TASK GOAL – Your copy of the material below should match it exactly, except that it holds no pictures.

** BEGIN **

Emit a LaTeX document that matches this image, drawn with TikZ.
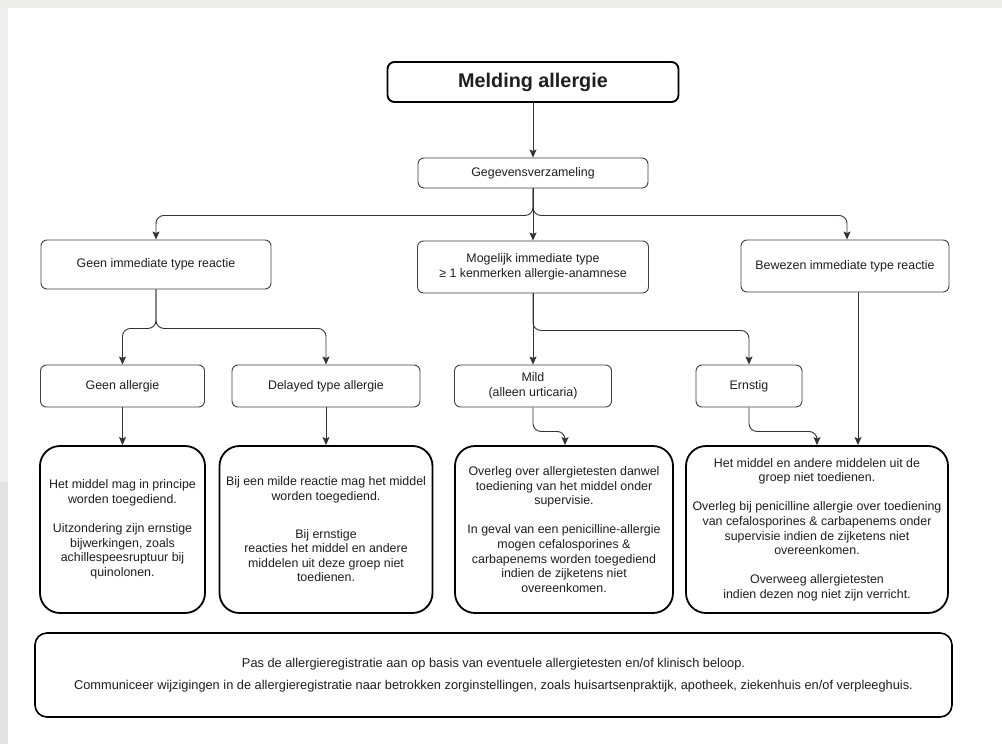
\documentclass[tikz,border=0pt]{standalone}
\usepackage{fontspec}
\setmainfont{Liberation Sans}
\usetikzlibrary{arrows.meta}

\definecolor{framegray}{HTML}{ECECEA}
\definecolor{sidegray}{HTML}{EFEFEF}
\definecolor{sidegraydark}{HTML}{E3E3E3}
\definecolor{inkgray}{HTML}{1E1E1E}

\begin{document}
\begin{tikzpicture}[x=1pt,y=-1pt,
  txt/.style={font=\fontsize{12.4}{14.6}\selectfont, align=center, text=inkgray},
  thinbox/.style={txt, draw=black!75, line width=0.9pt, rounded corners=6pt, inner sep=0pt},
  thickbox/.style={txt, draw=black, line width=1.8pt, rounded corners=20pt, inner sep=0pt},
  link/.style={draw=black!80, line width=0.9pt, rounded corners=8pt,
               -{Stealth[length=8pt,width=7pt,inset=1.5pt]}},
]

% page and frame
\useasboundingbox (0,0) rectangle (1002,744);
\fill[white] (0,0) rectangle (1002,744);
\fill[framegray] (0,0) rectangle (1002,8);
\fill[sidegray] (0,8) rectangle (8,482);
\fill[sidegraydark] (0,482) rectangle (8,744);

% title
\node[txt, draw=black, line width=1.9pt, rounded corners=7pt, inner sep=0pt,
      minimum width=291pt, minimum height=40pt,
      font=\fontsize{19.8}{24}\selectfont\bfseries] (meld) at (533,82) {Melding allergie};

% first level
\node[thinbox, minimum width=230pt, minimum height=30pt] (gegev) at (533,173) {Gegevensverzameling};

\node[thinbox, minimum width=230pt, minimum height=49pt] (geenimm) at (156,264.5) {Geen immediate type reactie};
\node[thinbox, minimum width=231pt, minimum height=52pt] (mogelijk) at (533,267)
  {Mogelijk immediate type\\≥ 1 kenmerken allergie-anamnese};
\node[thinbox, minimum width=208pt, minimum height=52pt] (bewezen) at (845,266) {Bewezen immediate type reactie};

% second level
\node[thinbox, minimum width=164pt, minimum height=42pt] (geenall) at (122.5,386) {Geen allergie};
\node[thinbox, minimum width=188pt, minimum height=42pt] (delayed) at (326,386) {Delayed type allergie};
\node[thinbox, minimum width=157pt, minimum height=42pt] (mild) at (533,386) {Mild\\(alleen urticaria)};
\node[thinbox, minimum width=106pt, minimum height=42pt] (ernstig) at (749,386) {Ernstig};

% advice boxes
\node[thickbox, minimum width=165pt, minimum height=167pt] (box1) at (122.5,529.5)
  {Het middel mag in principe\\worden toegediend.\\[14.6pt]Uitzondering zijn ernstige\\bijwerkingen, zoals\\achillespeesruptuur bij\\quinolonen.};
\node[thickbox, minimum width=213pt, minimum height=167pt] (box2) at (326,529.5)
  {Bij een milde reactie mag het middel\\worden toegediend.\\[23pt]Bij ernstige\\reacties het middel en andere\\middelen uit deze groep niet\\toedienen.};
\node[thickbox, minimum width=218pt, minimum height=167pt] (box3) at (564,529.5)
  {Overleg over allergietesten danwel\\toediening van het middel onder\\supervisie.\\[14.6pt]In geval van een penicilline-allergie\\mogen cefalosporines \&\\carbapenems worden toegediend\\indien de zijketens niet\\overeenkomen.};
\node[thickbox, minimum width=262pt, minimum height=167pt] (box4) at (817,529.5)
  {Het middel en andere middelen uit de\\groep niet toedienen.\\[14.6pt]Overleg bij penicilline allergie over toediening\\van cefalosporines \& carbapenems onder\\supervisie indien de zijketens niet\\overeenkomen.\\[14.6pt]Overweeg allergietesten\\indien dezen nog niet zijn verricht.};

% closing note
\node[thickbox, line width=1.6pt, rounded corners=12pt, minimum width=917pt, minimum height=84pt,
      font=\fontsize{12.8}{15}\selectfont] (note) at (493.5,675)
  {Pas de allergieregistratie aan op basis van eventuele allergietesten en/of klinisch beloop.\\[7pt]Communiceer wijzigingen in de allergieregistratie naar betrokken zorginstellingen, zoals huisartsenpraktijk, apotheek, ziekenhuis en/of verpleeghuis.};

% connectors
\draw[link] (meld) -- (gegev);
\draw[link] (gegev.south) -- ++(0,27) -| (geenimm.north);
\draw[link] (gegev) -- (mogelijk);
\draw[link] (gegev.south) -- ++(0,27) -| ([xshift=2pt]bewezen.north);

\draw[link] (geenimm.south) -- ++(0,39) -| (geenall.north);
\draw[link] (geenimm.south) -- ++(0,39) -| (delayed.north);
\draw[link] (mogelijk) -- (mild);
\draw[link] (mogelijk.south) -- ++(0,37) -| (ernstig.north);

\draw[link] (geenall) -- (box1);
\draw[link] (delayed) -- (box2);
\draw[link] (mild.south) -- ++(0,24) -| ([xshift=1pt]box3.north);
\draw[link] (ernstig.south) -- ++(0,24) -| (box4.north);
\draw[link] ([xshift=13pt]bewezen.south) -- ([xshift=41pt]box4.north);

\end{tikzpicture}
\end{document}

** END **

THE RESPONSE –
Emit a LaTeX document that matches this image, drawn with TikZ.
\documentclass[tikz,border=0pt]{standalone}
\usepackage{fontspec}
\setmainfont{Liberation Sans}
\usetikzlibrary{arrows.meta}

\definecolor{framegray}{HTML}{ECECEA}
\definecolor{sidegray}{HTML}{EFEFEF}
\definecolor{sidegraydark}{HTML}{E3E3E3}
\definecolor{inkgray}{HTML}{1E1E1E}

\begin{document}
\begin{tikzpicture}[x=1pt,y=-1pt,
  txt/.style={font=\fontsize{12.4}{14.6}\selectfont, align=center, text=inkgray},
  thinbox/.style={txt, draw=black!75, line width=0.9pt, rounded corners=6pt, inner sep=0pt},
  thickbox/.style={txt, draw=black, line width=1.8pt, rounded corners=20pt, inner sep=0pt},
  link/.style={draw=black!80, line width=0.9pt, rounded corners=8pt,
               -{Stealth[length=8pt,width=7pt,inset=1.5pt]}},
]

% page and frame
\useasboundingbox (0,0) rectangle (1002,744);
\fill[white] (0,0) rectangle (1002,744);
\fill[framegray] (0,0) rectangle (1002,8);
\fill[sidegray] (0,8) rectangle (8,482);
\fill[sidegraydark] (0,482) rectangle (8,744);

% title
\node[txt, draw=black, line width=1.9pt, rounded corners=7pt, inner sep=0pt,
      minimum width=291pt, minimum height=40pt,
      font=\fontsize{19.8}{24}\selectfont\bfseries] (meld) at (533,82) {Melding allergie};

% first level
\node[thinbox, minimum width=230pt, minimum height=30pt] (gegev) at (533,173) {Gegevensverzameling};

\node[thinbox, minimum width=230pt, minimum height=49pt] (geenimm) at (156,264.5) {Geen immediate type reactie};
\node[thinbox, minimum width=231pt, minimum height=52pt] (mogelijk) at (533,267)
  {Mogelijk immediate type\\≥ 1 kenmerken allergie-anamnese};
\node[thinbox, minimum width=208pt, minimum height=52pt] (bewezen) at (845,266) {Bewezen immediate type reactie};

% second level
\node[thinbox, minimum width=164pt, minimum height=42pt] (geenall) at (122.5,386) {Geen allergie};
\node[thinbox, minimum width=188pt, minimum height=42pt] (delayed) at (326,386) {Delayed type allergie};
\node[thinbox, minimum width=157pt, minimum height=42pt] (mild) at (533,386) {Mild\\(alleen urticaria)};
\node[thinbox, minimum width=106pt, minimum height=42pt] (ernstig) at (749,386) {Ernstig};

% advice boxes
\node[thickbox, minimum width=165pt, minimum height=167pt] (box1) at (122.5,529.5)
  {Het middel mag in principe\\worden toegediend.\\[14.6pt]Uitzondering zijn ernstige\\bijwerkingen, zoals\\achillespeesruptuur bij\\quinolonen.};
\node[thickbox, minimum width=213pt, minimum height=167pt] (box2) at (326,529.5)
  {Bij een milde reactie mag het middel\\worden toegediend.\\[23pt]Bij ernstige\\reacties het middel en andere\\middelen uit deze groep niet\\toedienen.};
\node[thickbox, minimum width=218pt, minimum height=167pt] (box3) at (564,529.5)
  {Overleg over allergietesten danwel\\toediening van het middel onder\\supervisie.\\[14.6pt]In geval van een penicilline-allergie\\mogen cefalosporines \&\\carbapenems worden toegediend\\indien de zijketens niet\\overeenkomen.};
\node[thickbox, minimum width=262pt, minimum height=167pt] (box4) at (817,529.5)
  {Het middel en andere middelen uit de\\groep niet toedienen.\\[14.6pt]Overleg bij penicilline allergie over toediening\\van cefalosporines \& carbapenems onder\\supervisie indien de zijketens niet\\overeenkomen.\\[14.6pt]Overweeg allergietesten\\indien dezen nog niet zijn verricht.};

% closing note
\node[thickbox, line width=1.6pt, rounded corners=12pt, minimum width=917pt, minimum height=84pt,
      font=\fontsize{12.8}{15}\selectfont] (note) at (493.5,675)
  {Pas de allergieregistratie aan op basis van eventuele allergietesten en/of klinisch beloop.\\[7pt]Communiceer wijzigingen in de allergieregistratie naar betrokken zorginstellingen, zoals huisartsenpraktijk, apotheek, ziekenhuis en/of verpleeghuis.};

% connectors
\draw[link] (meld) -- (gegev);
\draw[link] (gegev.south) -- ++(0,27) -| (geenimm.north);
\draw[link] (gegev) -- (mogelijk);
\draw[link] (gegev.south) -- ++(0,27) -| ([xshift=2pt]bewezen.north);

\draw[link] (geenimm.south) -- ++(0,39) -| (geenall.north);
\draw[link] (geenimm.south) -- ++(0,39) -| (delayed.north);
\draw[link] (mogelijk) -- (mild);
\draw[link] (mogelijk.south) -- ++(0,37) -| (ernstig.north);

\draw[link] (geenall) -- (box1);
\draw[link] (delayed) -- (box2);
\draw[link] (mild.south) -- ++(0,24) -| ([xshift=1pt]box3.north);
\draw[link] (ernstig.south) -- ++(0,24) -| (box4.north);
\draw[link] ([xshift=13pt]bewezen.south) -- ([xshift=41pt]box4.north);

\end{tikzpicture}
\end{document}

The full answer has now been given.